Everyone was nervous as the Beatles took the stage for two shows at the Mid-South Coliseum. The first went off without incident. Then came the second. Still no problem. Then, halfway through the appearance: ‘We were on stage . . .’ John would often recount. ‘Our lives had been threatened and then someone in the audience let off a firecracker . . . It went BANG! And we all looked at each other because we each thought it was the other that had been shot. It was that bad.’
The next day they were on their way to Cincinnati as the tour wound down through New York’s Shea Stadium again, where 11,000 seats went unsold, the Dodgers Stadium in Los Angeles and finally Candlestick Park in San Francisco. Up to this point no one outside their immediate circle knew that it would be the end of touring. Brian still hoped they would change their minds. But John and George had had enough.

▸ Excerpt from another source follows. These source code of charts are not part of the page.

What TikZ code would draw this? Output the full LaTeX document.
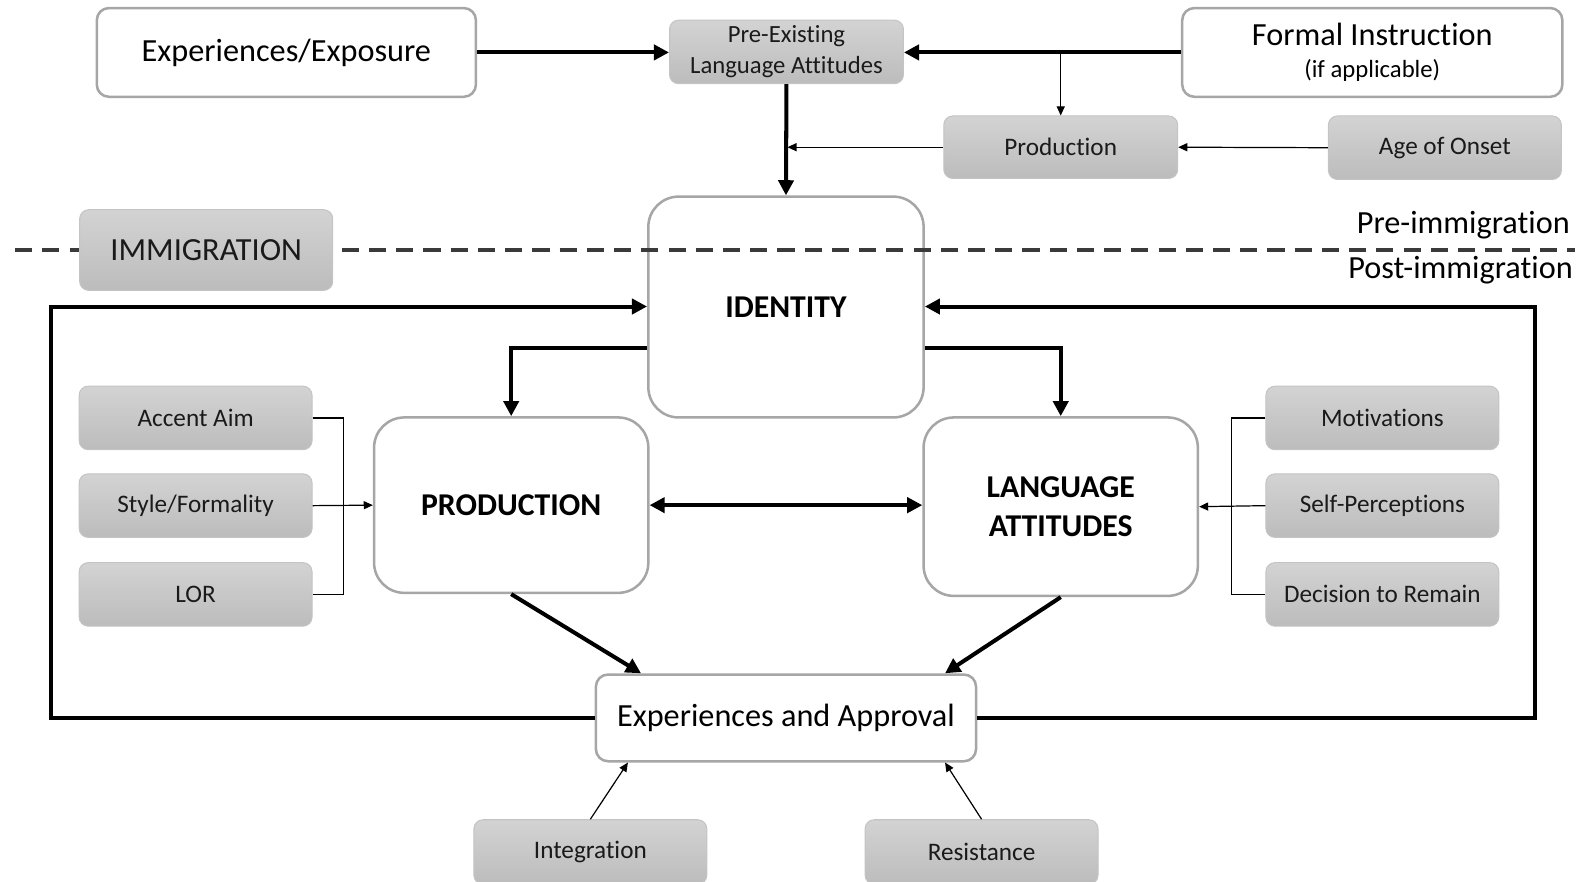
\documentclass[tikz,border=0pt]{standalone}
\usepackage{fontspec}
\setmainfont{Carlito}[Ligatures=NoCommon]
\usetikzlibrary{arrows.meta,calc}
\definecolor{wborder}{HTML}{A6A6A6}
\definecolor{gborder}{HTML}{C4C4C4}
\definecolor{gtop}{HTML}{D3D3D3}
\definecolor{gbot}{HTML}{BCBCBC}
\definecolor{dashc}{HTML}{3A3A3A}
\definecolor{txt}{HTML}{1A1A1A}
\tikzset{
  wbox/.style={draw=wborder, line width=2.5pt, fill=white, rounded corners=12pt, inner sep=0pt, align=center, text=black, font=\fontsize{32}{37}\selectfont},
  bigbox/.style={wbox, rounded corners=30pt, font=\fontsize{31.5}{39}\selectfont\bfseries},
  gbox/.style={draw=gborder, line width=1pt, top color=gtop, bottom color=gbot, rounded corners=9pt, inner sep=0pt, align=center, text=txt, font=\fontsize{25}{31}\selectfont, minimum width=231pt, minimum height=63pt},
  tk/.style={line width=4pt, -{Triangle[length=15pt,width=15pt]}},
  tkb/.style={line width=4pt, {Triangle[length=15pt,width=15pt]}-{Triangle[length=15pt,width=15pt]}},
  tn/.style={line width=1.2pt, -{Triangle[length=9pt,width=8pt]}},
  tnl/.style={line width=1.2pt},
}
\begin{document}
\begin{tikzpicture}[x=1pt,y=-1pt]
\useasboundingbox (0,0) rectangle (1568,874);
% top row
\node[wbox, minimum width=376pt, minimum height=88pt] (ee) at (284,52) {Experiences/Exposure};
\node[gbox, minimum width=232pt, minimum height=63pt, font=\fontsize{24.5}{31}\selectfont] (pe) at (780,51.5) {Pre-Existing\\Language Attitudes};
\node[wbox, minimum width=377pt, minimum height=88pt] (fi) at (1361,52) {Formal Instruction\\[-5pt]{\fontsize{24.5}{28}\selectfont (if applicable)}};
\node[gbox, minimum width=232pt, minimum height=62pt] (pr) at (1052,146) {Production};
\node[gbox, minimum width=231pt, minimum height=63pt] (ao) at (1433,146.5) {Age of Onset};
% central
\node[bigbox, minimum width=273pt, minimum height=219pt, fill=white] (id) at (779.5,304.5) {IDENTITY};
% dashed divider (drawn over the identity box)
\coordinate (dl) at (15,248);
\coordinate (dr) at (1562,248);
\draw[dashc, line width=3.8pt, dash pattern=on 17pt off 10pt] (dl) -- (dr);
% immigration
\node[gbox, minimum width=251pt, minimum height=80pt, font=\fontsize{32}{37}\selectfont] (im) at (204.5,248) {IMMIGRATION};
\node[anchor=east, inner sep=0pt, font=\fontsize{32}{37}\selectfont] (prel) at (1557,223) {Pre-immigration};
\node[anchor=east, inner sep=0pt, font=\fontsize{32}{37}\selectfont] (postl) at (1560,268) {Post-immigration};
\node[bigbox, minimum width=272pt, minimum height=174pt] (prod) at (507,501) {PRODUCTION};
\node[bigbox, minimum width=272pt, minimum height=177pt] (la) at (1052,502.5) {LANGUAGE\\ATTITUDES};
\node[wbox, minimum width=377pt, minimum height=86pt] (ea) at (779.5,712) {Experiences and Approval};
% side boxes
\node[gbox] (aa) at (194,414.5) {Accent Aim};
\node[gbox] (sf) at (194,501.5) {Style/Formality};
\node[gbox] (lor) at (194,589.5) {LOR};
\node[gbox] (mo) at (1371,414.5) {Motivations};
\node[gbox] (sp) at (1371,501.5) {Self-Perceptions};
\node[gbox] (dm) at (1371,589.5) {Decision to Remain};
\node[gbox, minimum height=64pt] (in) at (585.5,845) {Integration};
\node[gbox, minimum height=64pt] (re) at (973.5,845) {Resistance};
% top connectors
\draw[tk] (ee.east) -- (ee.east -| pe.west);
\draw[tk] (fi.west) -- (fi.west -| pe.east);
\coordinate (j1) at (1052,52);
\draw[tn] (j1) -- (pr.north);
\draw[tk] (pe.south) -- (id.north);
\coordinate (j2) at (781,146);
\draw[tn] (pr.west) -- (j2);
\draw[tn] (ao.west) -- (pr.east);
% loop
\coordinate (lb) at (51,712);
\coordinate (lt) at (51,304);
\coordinate (rb) at (1522,712);
\coordinate (rt) at (1522,304);
\draw[tk] (ea.west) -- (lb) -- (lt) -- (lt -| id.west);
\draw[tk] (ea.east) -- (rb) -- (rt) -- (rt -| id.east);
% identity to prod / la
\draw[tk] ($(id.west)+(0,40.5)$) -| (prod.north);
\draw[tk] ($(id.east)+(0,40.5)$) -| (la.north);
\draw[tkb] (prod.east) -- (prod.east -| la.west);
\draw[tk] (prod.south) -- ($(ea.north west)+(46,0)$);
\draw[tk] (la.south) -- ($(ea.north east)+(-32,0)$);
% brackets
\draw[tnl] (aa.east) -- ++(31,0) |- (lor.east);
\draw[tn] (sf.east) -- (prod.west);
\draw[tnl] (mo.west) -- ++(-34,0) |- (dm.west);
\draw[tn] (sp.west) -- (la.east);
% bottom
\draw[tn] (in.north) -- ($(ea.south west)+(33,0)$);
\draw[tn] (re.north) -- ($(ea.south east)+(-32,0)$);
\end{tikzpicture}
\end{document}
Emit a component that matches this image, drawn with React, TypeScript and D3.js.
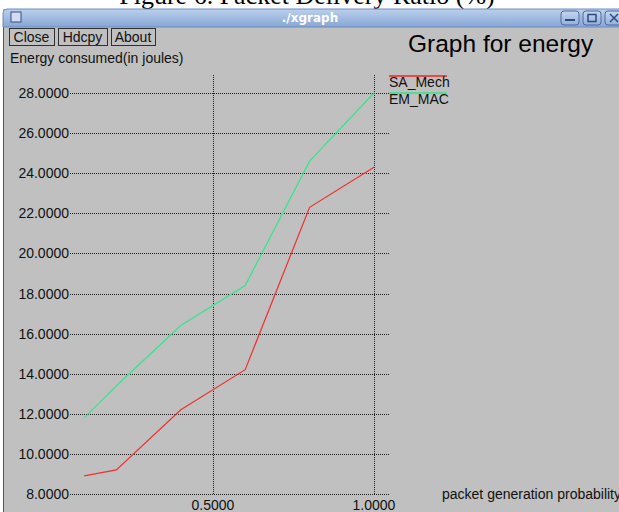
import React from "react";
import * as d3 from "d3";

// Packet generation probabilities (x) and energy consumed per protocol (y)
const probabilities = [0.1, 0.2, 0.4, 0.6, 0.8, 1.0];
const saMech = [8.9, 9.2, 12.2, 14.2, 22.3, 24.3];
const emMac = [11.8, 13.4, 16.4, 18.4, 24.6, 28.0];

const yTicks = [8, 10, 12, 14, 16, 18, 20, 22, 24, 26, 28];
const xTicks = [0.5, 1.0];

const seriesNames = ["SA_Mech", "EM_MAC"];
const seriesColors = ["#ee3030", "#33e68a"];

const W = 619;
const H = 512;

const SANS = "'Liberation Sans', Arial, Helvetica, sans-serif";

export default function App() {
  const x = d3.scaleLinear().domain([0, 1]).range([52, 374]);
  const y = d3.scaleLinear().domain([8, 28]).range([494, 93]);

  const gridLeft = 70;
  const gridRight = 390;
  const gridTop = 75;

  const line = d3
    .line<[number, number]>()
    .x((d) => x(d[0]))
    .y((d) => y(d[1]));

  const series = [saMech, emMac].map((vals) =>
    probabilities.map((p, i) => [p, vals[i]] as [number, number])
  );

  const fmt = d3.format(".4f");

  return (
    <svg
      width={W}
      height={H}
      style={{ position: "absolute", left: 0, top: 0, background: "#ffffff" }}
    >
      <defs>
        <linearGradient id="titlebar" x1="0" y1="0" x2="0" y2="1">
          <stop offset="0" stopColor="#bcd0ec" />
          <stop offset="1" stopColor="#87a6d6" />
        </linearGradient>
        <linearGradient id="wbtn" x1="0" y1="0" x2="0" y2="1">
          <stop offset="0" stopColor="#c6d6ee" />
          <stop offset="1" stopColor="#93afdc" />
        </linearGradient>
      </defs>

      {/* document caption behind the window */}
      <text
        x={307}
        y={4}
        textAnchor="middle"
        fontFamily="'Liberation Serif', 'Times New Roman', serif"
        fontSize={26}
        fill="#000"
      >
        Figure 6. Packet Delivery Ratio (%)
      </text>

      {/* window body */}
      <rect x={3} y={9} width={W} height={H} fill="#c0c0c0" />
      <line x1={3.5} y1={12} x2={3.5} y2={H} stroke="#555" strokeWidth={1} />

      {/* title bar */}
      <path
        d={`M3,${27} L3,13 Q3,9 7,9 L${W + 5},9 L${W + 5},27 Z`}
        fill="url(#titlebar)"
        stroke="#6d8cc0"
        strokeWidth={1}
      />
      <rect x={11} y={12} width={10} height={10} fill="#d4dcf0" stroke="#3a4f86" strokeWidth={1} />
      <text
        x={310}
        y={22}
        textAnchor="middle"
        fontFamily="'DejaVu Sans', sans-serif"
        fontWeight="bold"
        fontSize={12}
        fill="#ffffff"
      >
        ./xgraph
      </text>
      {/* window controls */}
      {[561, 583, 605].map((bx, i) => (
        <g key={i}>
          <rect x={bx} y={11} width={18} height={14} rx={3} fill="url(#wbtn)" stroke="#4d6aa0" />
          {i === 0 && <rect x={bx + 4} y={19} width={10} height={2} fill="#2e4a80" />}
          {i === 1 && (
            <rect x={bx + 5} y={14.5} width={8} height={7} fill="none" stroke="#2e4a80" strokeWidth={1.5} />
          )}
          {i === 2 && (
            <path d={`M${bx + 5},${14} L${bx + 13},${22} M${bx + 13},${14} L${bx + 5},${22}`} stroke="#2e4a80" strokeWidth={1.5} />
          )}
        </g>
      ))}

      {/* buttons */}
      {[
        { label: "Close", x0: 9, x1: 54 },
        { label: "Hdcpy", x0: 58, x1: 107 },
        { label: "About", x0: 111, x1: 155 },
      ].map((b) => (
        <g key={b.label}>
          <rect x={b.x0 + 0.5} y={28.5} width={b.x1 - b.x0} height={17} fill="#c0c0c0" stroke="#303030" />
          <text
            x={(b.x0 + b.x1) / 2}
            y={42}
            textAnchor="middle"
            fontFamily={SANS}
            fontSize={14}
            fill="#111"
          >
            {b.label}
          </text>
        </g>
      ))}

      {/* plot title */}
      <text x={408} y={52} fontFamily={SANS} fontSize={24.5} fill="#000">
        Graph for energy
      </text>

      {/* y axis title */}
      <text x={10} y={63} fontFamily={SANS} fontSize={14} fill="#111">
        Energy consumed(in joules)
      </text>

      {/* horizontal grid lines and y tick labels */}
      {yTicks.map((t) => (
        <g key={t}>
          <line
            x1={gridLeft}
            x2={gridRight}
            y1={Math.round(y(t)) + 0.5}
            y2={Math.round(y(t)) + 0.5}
            stroke="#202020"
            strokeWidth={1}
            strokeDasharray="1,1"
          />
          <text
            x={69}
            y={y(t) + 5}
            textAnchor="end"
            fontFamily={SANS}
            fontSize={14}
            fill="#111"
          >
            {fmt(t)}
          </text>
        </g>
      ))}

      {/* vertical grid lines and x tick labels */}
      {xTicks.map((t) => (
        <g key={t}>
          <line
            x1={Math.round(x(t)) + 0.5}
            x2={Math.round(x(t)) + 0.5}
            y1={gridTop}
            y2={y(8)}
            stroke="#202020"
            strokeWidth={1}
            strokeDasharray="1,1"
          />
          <text
            x={x(t)}
            y={510}
            textAnchor="middle"
            fontFamily={SANS}
            fontSize={14}
            fill="#111"
          >
            {fmt(t)}
          </text>
        </g>
      ))}

      {/* x axis title */}
      <text x={442} y={499} fontFamily={SANS} fontSize={14} fill="#111">
        packet generation probability
      </text>

      {/* data lines */}
      {series.map((pts, i) => (
        <path key={i} d={line(pts) ?? ""} fill="none" stroke={seriesColors[i]} strokeWidth={1.2} />
      ))}

      {/* legend */}
      {seriesNames.map((name, i) => (
        <g key={name}>
          <line
            x1={389}
            x2={447}
            y1={76 + i * 17}
            y2={76 + i * 17}
            stroke={seriesColors[i]}
            strokeWidth={2}
            opacity={0.8}
          />
          <text x={389} y={87 + i * 16.5} fontFamily={SANS} fontSize={14} fill="#111">
            {name}
          </text>
        </g>
      ))}
    </svg>
  );
}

Before their last appearance they set up a camera with a wide-angle lens on an amplifier. Then, after the last song, Ringo got down from his drums, put the camera on a timer and joined the other three as they all turned their backs on the 25,000 fans in the audience, faced the lens, and a last photograph of them all on stage together was taken. That was it. There was never a shock-horror public announcement. Word just crept out over the following few months.
George would happily have stopped touring a year earlier and had sometimes been quite afraid of the mobs and irrational hysteria wherever they played. But it was John who had led the revolt. ‘It was fucking humiliation,’ he would often say later. ‘One has to completely humiliate oneself to be what the Beatles were . . . I didn’t foresee it. It just happened bit by bit until this complete craziness surrounded us.’ He had no regrets, except perhaps for fans who hadn’t seen them and wished they had.
But the Beatles weren’t kids any more. The thousands of live performances that they’d done over their Beatles careers had caught up with them, to the extent that they often felt and looked older than they were. Now they had to find something else to do with their lives.